Second, there might be significant tensions among these forces, which also include France’s Rassemblement National and the Austrian Freedom Party (FPÖ), that might hinder the birth of the widely feared new Euroskeptic grouping. The personal antipathy between PiS’s Jarosław Kaczyński and Lega’s Matteo Salvini, and between the FPÖ’s Heinz-Christian Strache and Orbán are already publicly known, but the recent developments hint at even wider political divides that cannot be easily bridged.                   

Dealing with Autocratizers

The events of recent weeks have given the EPP an important lesson into how it should have dealt with its enfant terrible during the previous nine years. It is high time that its leadership realizes that those autocratizing governments in East-Central Europe speak the political language of power. Instead of offering them concessions, EU institutions, European parties, and member states have to look for ways to exploit their political leverage.

The Orbán compromise fulfills three goals for the EPP leadership. It temporarily pacifies Fidesz critics and preserves the party family’s formal unity. It sidelines Fidesz, neutralizing its effect on the EPP’s election campaign and structures. And it allows all those involved to save face, which appeared to be the decisive factor for Fidesz. It also demonstrates Manfred Weber’s political skill in forging unexpected deals; with this success, he has made a big leap toward the presidency of the European Commission, for which he is the EPP’s choice. The leadership also strengthened its grip on the centrifugal tendencies of the party, avoiding a split that could have seriously threatened Weber’s chances.

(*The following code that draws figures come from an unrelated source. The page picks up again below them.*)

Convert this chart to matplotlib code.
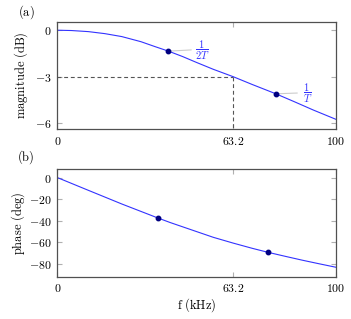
import numpy as np
import matplotlib
matplotlib.use("Agg")
import matplotlib.pyplot as plt

plt.rcParams['mathtext.fontset'] = 'cm'
plt.rcParams['font.family'] = 'DejaVu Serif'

# ------------------------------
# Data
f_mag = [0, 5, 11.1, 17, 23.1, 30, 35.1, 39.9, 45, 50, 56, 63.2, 70, 78.5, 85, 92, 100]
mag_db = [0, -0.02, -0.09, -0.22, -0.41, -0.74, -1.06, -1.35, -1.70, -2.08, -2.52, -3.0, -3.5, -4.1, -4.6, -5.15, -5.74]
f_mag_pts = [39.9, 78.5]
mag_pts = [-1.35, -4.1]
pt_labels = [r'$\dfrac{1}{2T}$', r'$\dfrac{1}{T}$']
lbl_pos = [(51.9, -1.27), (90.0, -4.05)]

f_ph = [0, 10, 23.1, 36.0, 40.5, 44, 50, 56, 63.2, 70, 75.5, 82, 88, 94, 100]
phase_deg = [0, -10.6, -24.4, -37.3, -41.6, -44.7, -50.0, -55.3, -60.7, -65.5, -69.1, -73.0, -76.5, -79.8, -83.0]
f_ph_pts = [36.0, 75.5]
ph_pts = [-37.3, -69.1]

f_3db = 63.2
xticks = [0, 63.2, 100]
xticklabels = ['0', '63.2', '100']

# ------------------------------
fig = plt.figure(figsize=(3.51, 3.19), dpi=100)
ax1 = fig.add_axes([0.1638, 0.5956, 0.7926, 0.3364])
ax2 = fig.add_axes([0.1638, 0.1326, 0.7926, 0.3376])

line_c = '#3333ff'
dot_c = '#000080'
fs = 8.5

for ax in (ax1, ax2):
    ax.set_xlim(0, 100)
    ax.set_xticks(xticks)
    ax.set_xticklabels([f'${t}$' for t in xticklabels], fontsize=fs)
    ax.tick_params(direction='in', length=3.5, width=0.8, color='#b0b0b0',
                   top=True, right=True, labelsize=fs, pad=4)
    for s in ax.spines.values():
        s.set_color('#505050')
        s.set_linewidth(0.9)

# (a) magnitude
ax1.set_ylim(-6.37, 0.55)
ax1.set_yticks([0, -3, -6])
ax1.set_yticklabels(['$0$', '$-3$', '$-6$'])
ax1.plot([0, f_3db], [-3, -3], color='#555555', lw=0.8, dashes=(3.5, 2.5))
ax1.plot([f_3db, f_3db], [-3, -6.37], color='#555555', lw=0.8, dashes=(3.5, 2.5))
ax1.plot(f_mag, mag_db, color=line_c, lw=0.8)
for x, y, lab, (lx, ly) in zip(f_mag_pts, mag_pts, pt_labels, lbl_pos):
    ax1.annotate('', xy=(x, y), xytext=(lx - 3.8, ly),
                 arrowprops=dict(arrowstyle='-', color='#cccccc', lw=0.8,
                                 shrinkA=0, shrinkB=0))
    ax1.text(lx, ly, lab, color=line_c, fontsize=7.5, ha='center', va='center')
ax1.plot(f_mag_pts, mag_pts, 'o', color=dot_c, ms=3.2, zorder=5)
ax1.set_ylabel(r'$\mathrm{magnitude\ (dB)}$', fontsize=fs + 0.5, labelpad=4)

# (b) phase
ax2.set_ylim(-91.8, 8)
ax2.set_yticks([0, -20, -40, -60, -80])
ax2.set_yticklabels(['$0$', '$-20$', '$-40$', '$-60$', '$-80$'])
ax2.plot(f_ph, phase_deg, color=line_c, lw=0.8)
ax2.plot(f_ph_pts, ph_pts, 'o', color=dot_c, ms=3.2, zorder=5)
ax2.set_ylabel(r'$\mathrm{phase\ (deg)}$', fontsize=fs + 0.5, labelpad=2)
ax2.set_xlabel(r'$\mathrm{f\ (kHz)}$', fontsize=fs + 0.5, labelpad=1)

fig.text(26 / 351, 1 - 12 / 319, r'$\mathrm{(a)}$', fontsize=fs + 0.5, ha='center', va='center')
fig.text(26 / 351, 1 - 157 / 319, r'$\mathrm{(b)}$', fontsize=fs + 0.5, ha='center', va='center')

fig.savefig('out.png', dpi=100)
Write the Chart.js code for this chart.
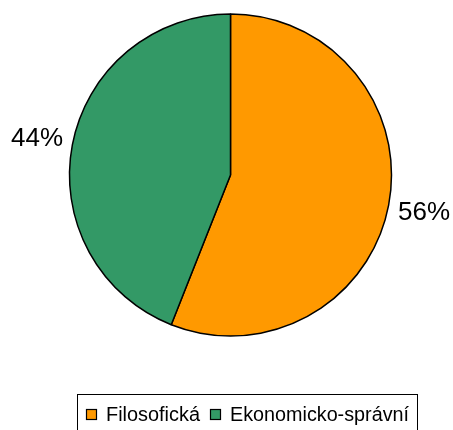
<!DOCTYPE html>
<html>
<head>
<meta charset="utf-8">
<script src="https://cdn.jsdelivr.net/npm/chart.js@4/dist/chart.umd.min.js"></script>
<style>
  html, body { margin: 0; padding: 0; background: #fff; }
  #wrap { width: 453px; height: 430px; }
</style>
</head>
<body>
<div id="wrap"><canvas id="pieChart" width="453" height="430"></canvas></div>
<script>
// data
var kategorie = ["Filosofická", "Ekonomicko-správní"];
var podily = [56, 44];
var barvy = ["#FF9900", "#339966"];

var fontName = "'Liberation Sans', Arial, sans-serif";

// percentage labels outside the slices
var popisky = {
    id: "popisky",
    afterDatasetsDraw: function(chart){
        var ctx = chart.ctx;
        var meta = chart.getDatasetMeta(0);
        var celkem = podily.reduce(function(a, b){ return a + b; }, 0);
        ctx.save();
        ctx.font = "26px " + fontName;
        ctx.fillStyle = "#000";
        ctx.textAlign = "center";
        ctx.textBaseline = "middle";
        meta.data.forEach(function(arc, i){
            var uhel = (arc.startAngle + arc.endAngle) / 2;
            var r = arc.outerRadius + 36;
            var x = arc.x + Math.cos(uhel) * r;
            var y = arc.y + Math.sin(uhel) * r + 1;
            ctx.fillText(Math.round(podily[i] / celkem * 100) + "%", x, y);
        });
        ctx.restore();
    }
};

// legend in a box at the bottom
var legenda = {
    id: "legenda",
    afterDraw: function(chart){
        var ctx = chart.ctx;
        var polozky = [{ x: 86, w: 94 }, { x: 210, w: 179 }];
        ctx.save();
        ctx.strokeStyle = "#000";
        ctx.lineWidth = 1;
        ctx.strokeRect(77.5, 394.5, 340, 45);
        ctx.font = "20px " + fontName;
        ctx.textBaseline = "alphabetic";
        ctx.textAlign = "left";
        kategorie.forEach(function(nazev, i){
            var x = polozky[i].x;
            ctx.fillStyle = barvy[i];
            ctx.fillRect(x, 409.5, 10, 10);
            ctx.strokeStyle = "#000";
            ctx.lineWidth = 1.2;
            ctx.strokeRect(x + 0.5, 409.5, 10, 10);
            ctx.fillStyle = "#000";
            ctx.fillText(nazev, x + 20, 421, polozky[i].w);
        });
        ctx.restore();
    }
};

var ctx = document.getElementById("pieChart").getContext("2d");
var graf = new Chart(ctx, {
    type: "pie",
    data: {
        labels: kategorie,
        datasets: [{
            data: podily,
            backgroundColor: barvy,
            borderColor: "#000",
            borderWidth: 1.5,
            radius: 161
        }]
    },
    options: {
        responsive: false,
        animation: false,
        layout: { padding: { left: 50, right: 42, top: 0, bottom: 80 } },
        plugins: {
            legend: { display: false },
            tooltip: { enabled: false }
        }
    },
    plugins: [popisky, legenda]
});
</script>
</body>
</html>
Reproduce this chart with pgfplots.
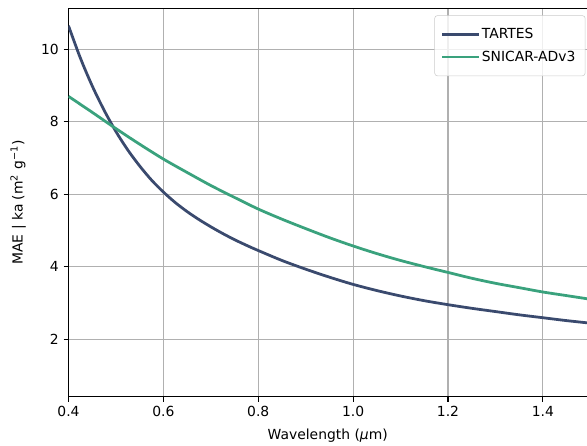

Ultimately, this compromise will not necessarily have any positive impact on democracy and the rule of law in Hungary. Therefore, how serious the EPP is about defending European values will be demonstrated by what it does in the coming months. It must exploit the leverage it has gained over Orbán. The three wise persons should scrutinize the developments in Hungary and the government’s compliance with fundamental European values in a critical and systemic way. The EPP either will have to push Orbán to real political concessions, including easing his grip on civil society and the media or eventually expel him, opening the way for possible EU sanctions on the Fidesz government.